Nessa comissão, ela defendeu seus resultados com bactérias fixadoras de nitrogênio e se contrapôs à maioria do grupo, que defendia o uso de fertilizantes nitrogenados. Apesar da ferrenha oposição, as ideias de Johanna foram adotadas, e o uso de bactérias fixadoras de nitrogênio tem sido amplamente disseminado no Brasil. Graças a Johanna e suas bactérias, a soja brasileira viu sua produtividade disparar a um custo muito mais baixo, em comparação com cultivos que usam fertilizantes nitrogenados.
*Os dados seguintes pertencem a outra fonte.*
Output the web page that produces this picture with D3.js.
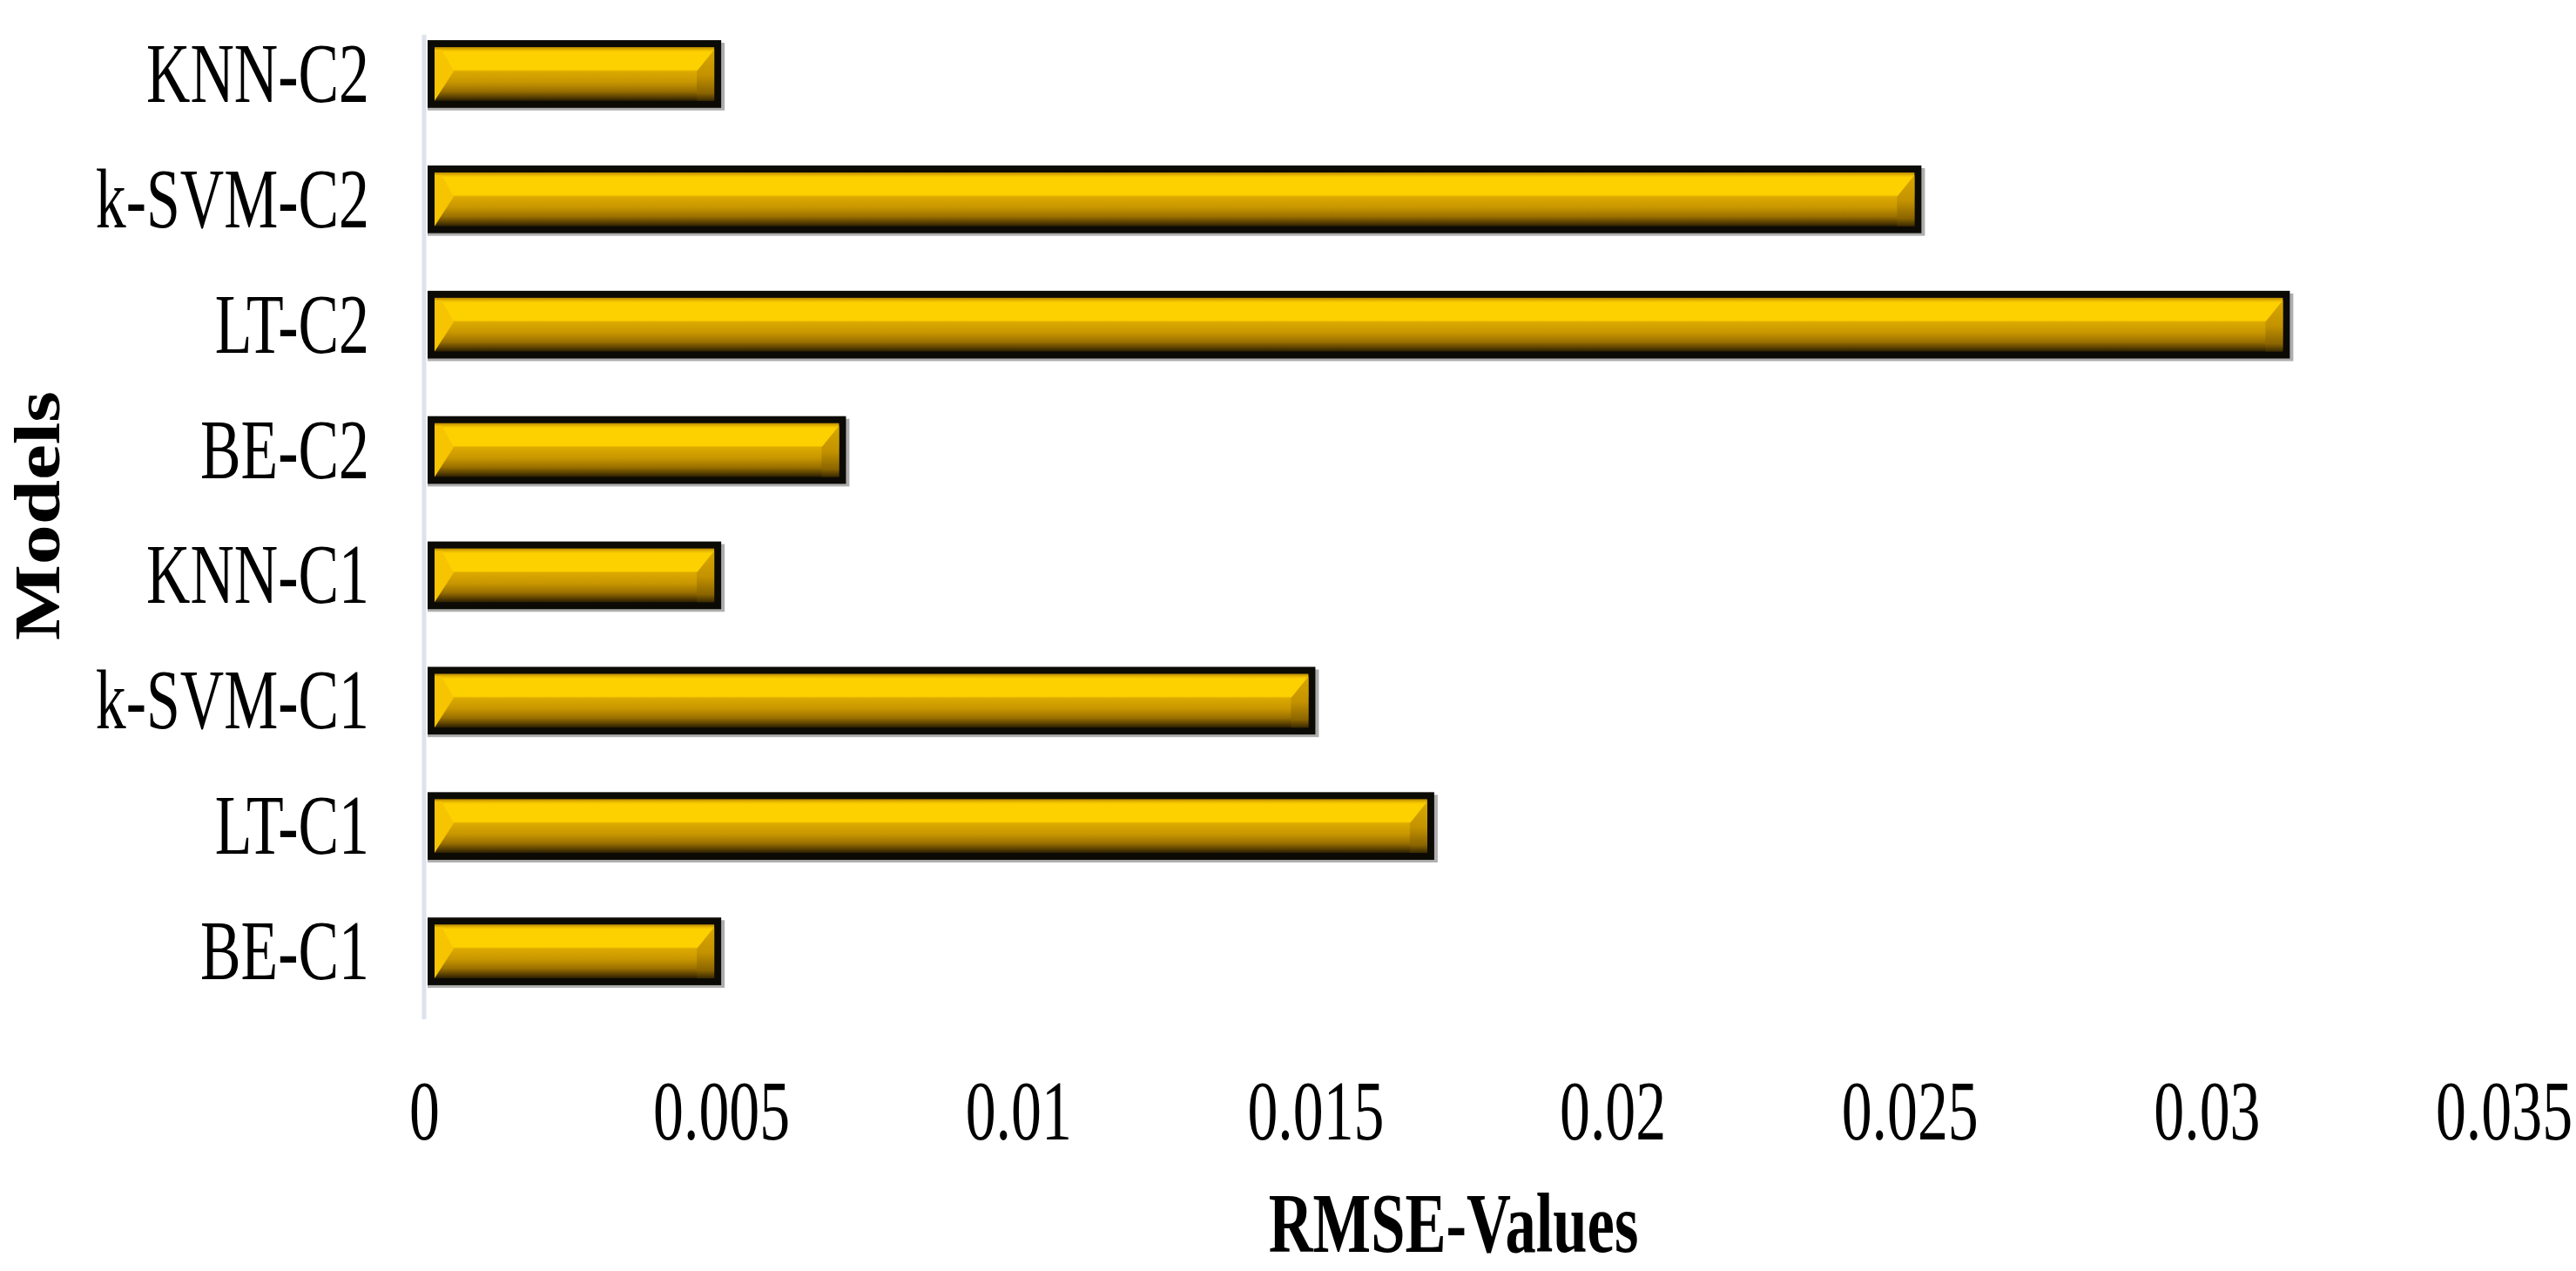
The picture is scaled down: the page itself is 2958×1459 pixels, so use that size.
<html>
<head>
<script src="https://d3js.org/d3.v7.min.js"></script>
<style>
body { margin: 0; background: #ffffff; }
text { font-family: "Liberation Serif", "Times New Roman", serif; fill: #000; }
</style>
</head>
<body>
<script>
// data, bottom to top as in the picture
let models = ["BE-C1", "LT-C1", "k-SVM-C1", "KNN-C1", "BE-C2", "LT-C2", "k-SVM-C2", "KNN-C2"];
let rmse = [0.005, 0.017, 0.015, 0.005, 0.0071, 0.0314, 0.0252, 0.005];
let xTicks = [0, 0.005, 0.01, 0.015, 0.02, 0.025, 0.03, 0.035];
let xTickLabels = ["0", "0.005", "0.01", "0.015", "0.02", "0.025", "0.03", "0.035"];

let width = 2958;
let height = 1459;
let squeeze = 0.72;

let svg = d3.select("body").append("svg")
    .attr("width", width)
    .attr("height", height);

let defs = svg.append("defs");
let grad = defs.append("linearGradient").attr("id", "gold")
    .attr("x1", 0).attr("y1", 0).attr("x2", 0).attr("y2", 1);
[[0, "#b88a00"], [0.05, "#e8b800"], [0.09, "#fdd000"], [0.42, "#fdd000"], [0.45, "#dcaa00"],
 [0.65, "#c89600"], [0.82, "#9a7000"], [0.93, "#5a4000"], [1, "#2a1e00"]].forEach(s => {
    grad.append("stop").attr("offset", s[0]).attr("stop-color", s[1]);
});
let gradEnd = defs.append("linearGradient").attr("id", "goldEnd")
    .attr("x1", 0).attr("y1", 0).attr("x2", 0).attr("y2", 1);
[[0, "#d8a800"], [0.5, "#c49200"], [0.85, "#8a6400"], [1, "#3a2a00"]].forEach(s => {
    gradEnd.append("stop").attr("offset", s[0]).attr("stop-color", s[1]);
});

let x = d3.scaleLinear().domain([0, 0.035]).range([487, 2875]);
let y = d3.scaleBand().domain(models.slice().reverse()).range([13, 1164]).paddingInner(0.46).paddingOuter(0.23);

// vertical axis line
svg.append("line")
    .attr("x1", x(0)).attr("x2", x(0))
    .attr("y1", 40).attr("y2", 1170)
    .attr("stroke", "#dde2eb")
    .attr("stroke-width", 5);

// bars
let bars = svg.append("g").selectAll("g")
    .data(models)
    .enter()
    .append("g");

let bw = 8;
bars.append("rect")
    .attr("x", x(0) + 4)
    .attr("y", d => y(d) + 3)
    .attr("width", (d, i) => x(rmse[i]) - x(0))
    .attr("height", y.bandwidth())
    .attr("fill", "#9a9a9a")
    .attr("opacity", 0.8);
bars.append("rect")
    .attr("x", x(0) + 4)
    .attr("y", d => y(d))
    .attr("width", (d, i) => x(rmse[i]) - x(0) - 4)
    .attr("height", y.bandwidth())
    .attr("fill", "#0c0a05");
bars.append("rect")
    .attr("x", x(0) + 4 + bw)
    .attr("y", d => y(d) + bw)
    .attr("width", (d, i) => x(rmse[i]) - x(0) - 4 - 2 * bw)
    .attr("height", y.bandwidth() - 2 * bw)
    .attr("fill", "url(#gold)");
// left bevel
bars.append("polygon")
    .attr("points", d => {
        let x0 = x(0) + 4 + bw, top = y(d) + bw, bot = y(d) + y.bandwidth() - bw;
        let mid = top + (bot - top) * 0.45;
        return [[x0, top + 3], [x0 + 8, top + 3], [x0 + 22, mid], [x0, bot]].join(" ");
    })
    .attr("fill", "#f6c400");
// right bevel
bars.append("polygon")
    .attr("points", (d, i) => {
        let x1 = x(rmse[i]) - bw, top = y(d) + bw, bot = y(d) + y.bandwidth() - bw;
        let mid = top + (bot - top) * 0.45;
        return [[x1, top + 3], [x1 - 20, mid], [x1 - 20, bot], [x1, bot]].join(" ");
    })
    .attr("fill", "url(#goldEnd)");

// x axis
let xAxis = svg.append("g")
    .attr("transform", "translate(0,1170)")
    .call(d3.axisBottom(x).tickValues(xTicks).tickFormat((d, i) => xTickLabels[i]).tickSize(0));
xAxis.select(".domain").remove();
xAxis.selectAll("text")
    .attr("y", 0)
    .attr("dy", 0)
    .attr("transform", "translate(0,138) scale(" + squeeze + ",1)")
    .attr("font-family", "Liberation Serif")
    .attr("font-size", 97)
    .attr("fill", "#000");

// y axis
let yAxis = svg.append("g")
    .attr("transform", "translate(" + x(0) + ",0)")
    .call(d3.axisLeft(y).tickSize(0));
yAxis.select(".domain").remove();
yAxis.selectAll("text")
    .attr("x", 0)
    .attr("dy", 0)
    .attr("transform", "translate(-63,32) scale(" + squeeze + ",1)")
    .attr("text-anchor", "end")
    .attr("font-family", "Liberation Serif")
    .attr("font-size", 97)
    .attr("fill", "#000");

// axis titles
svg.append("text")
    .attr("transform", "translate(1669,1437) scale(" + squeeze + ",1)")
    .attr("text-anchor", "middle")
    .attr("font-weight", "bold")
    .attr("font-size", 98)
    .text("RMSE-Values");

svg.append("text")
    .attr("transform", "translate(68,592) scale(0.8,1) rotate(-90)")
    .attr("text-anchor", "middle")
    .attr("font-weight", "bold")
    .attr("font-size", 92)
    .text("Models");
</script>
</body>
</html>
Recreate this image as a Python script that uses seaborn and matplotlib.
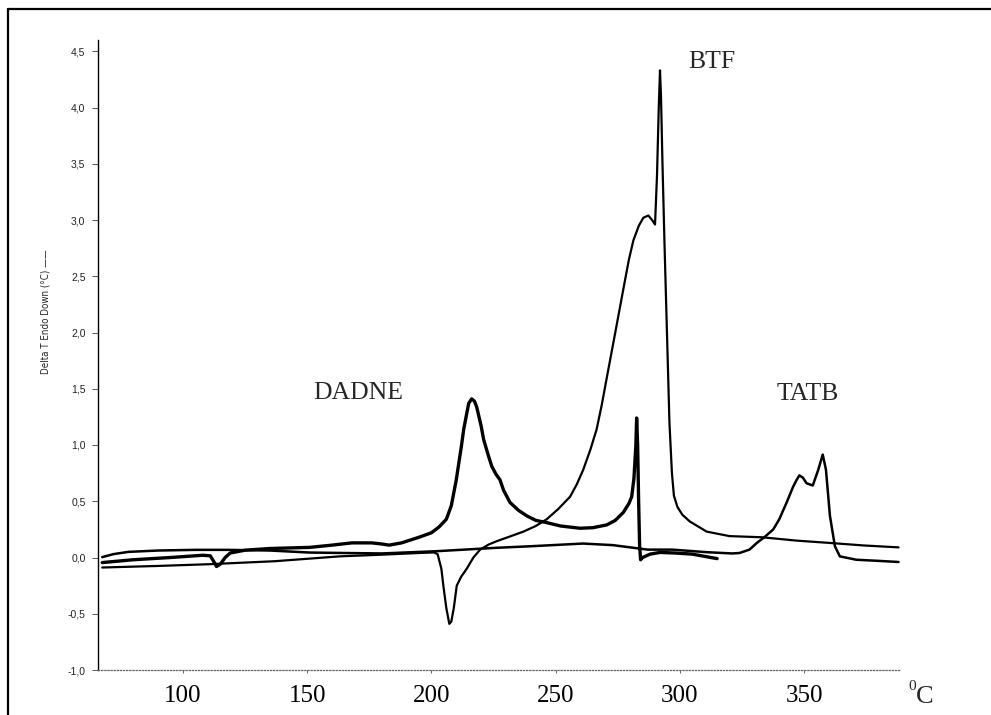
import matplotlib
matplotlib.use("Agg")
import matplotlib.pyplot as plt
from matplotlib.lines import Line2D
from matplotlib.ticker import FuncFormatter
import seaborn as sns
import pandas as pd

# DSC traces: temperature (°C) and Delta T (°C), endo down
dadne_t = [67.5, 80, 95, 108, 111, 112.5, 113.5, 115, 117, 119, 125, 135, 151, 160, 168,
           176, 180, 183, 188, 195, 200, 203, 206, 208, 210, 212, 213, 215, 216.2, 217.3,
           218.2, 220, 221, 223, 224.3, 226, 227.6, 229, 231.6, 235, 238.4, 242, 246.4,
           252, 259.8, 265, 270.6, 274, 277.2, 279.5, 280.6, 281.5, 282.3, 282.6, 283.0,
           283.4, 283.8, 284.2, 285, 288, 292, 298, 305, 315]
dadne_v = [-0.045, -0.02, 0.0, 0.02, 0.015, -0.04, -0.08, -0.06, 0.0, 0.04, 0.065, 0.08,
           0.09, 0.11, 0.13, 0.13, 0.12, 0.11, 0.13, 0.18, 0.22, 0.27, 0.34, 0.46, 0.69,
           0.98, 1.14, 1.37, 1.41, 1.39, 1.34, 1.17, 1.05, 0.9, 0.81, 0.74, 0.69, 0.6, 0.49,
           0.42, 0.37, 0.33, 0.31, 0.28, 0.26, 0.265, 0.29, 0.33, 0.40, 0.48, 0.54, 0.7,
           1.0, 1.24, 1.0, 0.5, 0.1, -0.02, 0.0, 0.03, 0.045, 0.04, 0.03, -0.01]

btf_t = [67.5, 90, 110, 137, 163, 180, 195, 201, 202.5, 204, 204.8, 206, 207.2, 208, 209,
         210.2, 212, 214.2, 216.9, 219.6, 223, 226.3, 232, 237, 242, 246.4, 251, 255.8,
         258.5, 261.1, 264, 266.5, 268.5, 270.6, 274, 277.2, 279.5, 281.3, 283.5, 285.3,
         287.3, 288.8, 290, 290.8, 291.5, 292, 292.4, 293.0, 293.8, 294.8, 295.8, 296.8,
         297.6, 299, 301, 304, 310.8, 320, 333, 347, 360, 374, 388]
btf_v = [-0.089, -0.075, -0.06, -0.033, 0.01, 0.025, 0.04, 0.045, 0.03, -0.1, -0.25, -0.45,
         -0.59, -0.57, -0.45, -0.25, -0.17, -0.1, 0.0, 0.07, 0.115, 0.145, 0.19, 0.23, 0.28,
         0.34, 0.43, 0.54, 0.65, 0.78, 0.96, 1.14, 1.35, 1.6, 2.0, 2.38, 2.65, 2.82, 2.95,
         3.02, 3.04, 3.0, 2.96, 3.4, 4.0, 4.33, 4.1, 3.5, 2.8, 2.0, 1.2, 0.75, 0.55, 0.45,
         0.38, 0.32, 0.23, 0.19, 0.18, 0.15, 0.13, 0.107, 0.09]

tatb_t = [67.5, 72, 78, 90, 105, 118, 135, 151, 165, 180, 202, 226, 240, 261, 273, 287,
          297, 311, 321, 324, 328, 331, 334, 337.6, 340, 343, 345.6, 347, 348.1, 349.5,
          351, 353.5, 355.7, 357.5, 358.8, 360.4, 362.4, 364.4, 371, 380, 388]
tatb_v = [0.003, 0.03, 0.05, 0.062, 0.068, 0.068, 0.062, 0.044, 0.04, 0.036, 0.056, 0.086,
          0.1, 0.124, 0.11, 0.07, 0.07, 0.047, 0.036, 0.04, 0.07, 0.13, 0.18, 0.25, 0.34,
          0.49, 0.63, 0.69, 0.73, 0.71, 0.66, 0.64, 0.78, 0.915, 0.78, 0.37, 0.1, 0.01,
          -0.02, -0.03, -0.04]

y_ticks = [-1.0, -0.5, 0.0, 0.5, 1.0, 1.5, 2.0, 2.5, 3.0, 3.5, 4.0, 4.5]
x_ticks = [100, 150, 200, 250, 300, 350]

sns.set_theme(style="white")
plt.rcParams["font.family"] = ["Liberation Sans", "DejaVu Sans"]

frames = []
for name, t, v in [("DADNE", dadne_t, dadne_v), ("BTF", btf_t, btf_v), ("TATB", tatb_t, tatb_v)]:
    frames.append(pd.DataFrame({"T": t, "dT": v, "sample": name}))
df = pd.concat(frames, ignore_index=True)

fig = plt.figure(figsize=(9.91, 7.15), dpi=100)
W, H = 991, 715
ax = fig.add_axes([98 / W, 45 / H, 802 / W, 630 / H])

widths = {"DADNE": 2.4, "BTF": 1.6, "TATB": 1.8}
for name in ["TATB", "BTF", "DADNE"]:
    sns.lineplot(data=df[df["sample"] == name], x="T", y="dT", ax=ax, color="black",
                 lw=widths[name], sort=False, estimator=None, legend=False)

ax.set_xlim(65.8, 388.6)
ax.set_ylim(-1.0, 4.6)
ax.set_xlabel("")
ax.set_ylabel("")

for s in ["top", "right"]:
    ax.spines[s].set_visible(False)
ax.spines["left"].set_color("black")
ax.spines["left"].set_linewidth(1.0)
ax.spines["bottom"].set_color("#666666")
ax.spines["bottom"].set_linewidth(0.9)
ax.spines["bottom"].set_linestyle((0, (1, 1.5)))

ax.set_yticks(y_ticks)
ax.yaxis.set_major_formatter(FuncFormatter(lambda v, p: f"{v:.1f}".replace(".", ",")))
ax.tick_params(axis="y", direction="out", length=4, width=0.7, color="#555555",
               labelsize=7.5, labelcolor="#222222", pad=5, left=True)

ax.set_xticks(x_ticks)
ax.set_xticklabels([str(t) for t in x_ticks], family=["Liberation Serif", "DejaVu Serif"],
                   fontsize=18, color="black")
ax.tick_params(axis="x", direction="out", length=2, width=0.7, color="#666666",
               pad=9, bottom=True)

serif = ["Liberation Serif", "DejaVu Serif"]
ax.text(312.9, 4.40, "BTF", family=serif, fontsize=18.5, ha="center", va="center")
ax.text(170.5, 1.465, "DADNE", family=serif, fontsize=18.5, ha="center", va="center")
ax.text(351.6, 1.45, "TATB", family=serif, fontsize=18.5, ha="center", va="center")

# axis unit at the end of the temperature scale
fig.text(925 / W, 1 - 697 / H, "C", family=serif, fontsize=19, ha="center", va="center")
fig.text(912 / W, 1 - 686 / H, "0", family=serif, fontsize=11, ha="center", va="center")

fig.text(45 / W, 1 - 312 / H, "Delta T Endo Down (°C) \u2014\u2014", rotation=90,
         family=["Liberation Sans Narrow", "DejaVu Sans"], fontstretch="condensed",
         fontsize=7, ha="center", va="center", color="#222222")

# page frame
fig.add_artist(Line2D([8 / W, 8 / W], [0, 1 - 9 / H], transform=fig.transFigure,
                      color="black", lw=1.6))
fig.add_artist(Line2D([8 / W, 1], [1 - 9 / H, 1 - 9 / H], transform=fig.transFigure,
                      color="black", lw=1.6))

fig.savefig("out.png", dpi=100, facecolor="white")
Graças a Johanna e suas bactérias, a soja brasileira viu sua produtividade disparar a um custo muito mais baixo, em comparação com cultivos que usam fertilizantes nitrogenados

Johanna foi uma verdadeira expoente da ciência do Brasil, um país que ela amava e que desde que chegou aqui, sempre o declarou como sua verdadeira pátria, até que, em 1956, se naturalizou brasileira. A pesquisadora trabalhou na Embrapa, em Seropédica (RJ) até o final de sua produtiva vida científica. Recebeu inúmeros prêmios científicos, demasiados para serem listados aqui. Seu verdadeiro legado está na memória e nas inquestionáveis contribuições que deixou no campo da agronomia.